The College Fix:
Whiteness … has permeated every aspect of librarianship’
Many people see libraries as citadels of knowledge and learning, but some scholars and academics are claiming that there is too much “whiteness” in them.
“Libraries in this country have always been white,” Louisiana State University School of Library and Information Science Professor Suzanne Stauffer told The College Fix in an email.
“Public and school libraries in particular have been a means of assimilation into white American middle-class culture. Founders of public libraries were quite explicit about this.”
One of the most popular efforts to remedy this perceived fault is the University of Wisconsin-Madison’s new bibliography, “Disrupting Whiteness in Libraries and Librarianship.”
The guide lists a plethora of sources regarding intersectionality and identity politics.

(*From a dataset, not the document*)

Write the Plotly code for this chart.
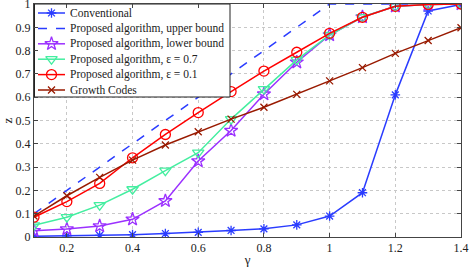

“This bibliography contains citations and links (when available) to resources focused on race, racism, and disrupting whiteness and white supremacy in libraries. Particular emphasis is placed on the field of library and information science and librarianship as a profession,” the introduction reads.
One of the sources to which the bibliography links is a journal article called “White Librarianship in Blackface: Diversity Initiatives in [Library and Information Science].”
“Whiteness…has permeated every aspect of librarianship, extending even to the initiatives we claim are committed to increasing diversity,” states the introduction of the article. The piece defines “whiteness” not as skin color exclusively, but as “an ideological practice that can extend beyond notions of racial supremacy to other areas of dominance.”
Author April Hathcock goes on to argue that diversity initiatives “are not making any meaningful difference.” Hathcock is a scholarly communications librarian at New York University.
“The normativity of whiteness works insidiously, invisibly, to create binary categorizations of people as either acceptable to whiteness and therefore normal or different and therefore other,” she writes. One example she lists is when “when a librarian of color is mistaken for a library assistant by white colleagues.”
Another paper that criticizes the whiteness of libraries is Stauffer’s paper, “Libraries Are the Homes of Books: Whiteness in the Construction of School Libraries.”
Stauffer’s paper defines whiteness as “the historical construction of Western society as an identity that is performed by those who identify as ‘white,’ rather than a skin color.”
A central exploration of Stauffer’s paper is that of a book titled “The Children’s Book on How to Use Books and Libraries,” a guide which instructs schoolchildren on how to navigate and collect research from books in libraries. Stauffer notes that, of all the hand-drawn figures in the book, only two are not white. Those figures are a Chinese woman seated in a rickshaw and a Chinese man pulling her, both dressed in stereotypical Chinese garb.
She calls this depiction “an exoticization of the Other in general and of Asia in particular, presenting the inhabitants of other countries as foreign curiosities and their cultures as archaic if not primitive. It also suggests that the only place for non-Whites in the library is between the pages of the books.”
In her email to The Fix, Stauffer gave her recommendations on how libraries should look at stocking their shelves. She wrote that librarians should “create and maintain a balanced collection of materials that represents as many perspectives as possible, and that reflects the community.”
“Everyone in the community should find materials that reflect their own experiences and that meet their needs. If the collection is unbalanced, librarians make a concerted effort to find materials that will bring it into balance.”
Stauffer also listed one scenario in which libraries should pull books off of shelves: “A library only withdraws materials when they no longer meet the needs of the community.”
Some universities are taking measures to rectify the apparent whiteness of libraries Harvard University is in the process of creating a new position, an “Associate University Librarian for Antiracism.” St. John’s University released anti-racism plans in October which include a new “Anti-Racism Task Force” through the school’s libraries.
Nicole Cooke, an associate professor at the School of Library and Information Science at the University of South Carolina, wrote in Publishers Weekly last month that efforts to “Decolonize the Library” in general are an important part of the future.
“As librarians and publishers, we must have honest, direct conversations about anti-racism, equity, and inclusion, and acknowledge our roles as gatekeepers and in privileging Western norms,” Cooke wrote.
“We can no longer privilege the ‘canon’ or maintain the status quo. We must devote significant and substantive time to discussing the field’s diversity problems, our implicit biases, and the language we use. Specifically, we must reconsider how we think and speak about systemic racism and inequity and how that’s baked into the infrastructure of our society.”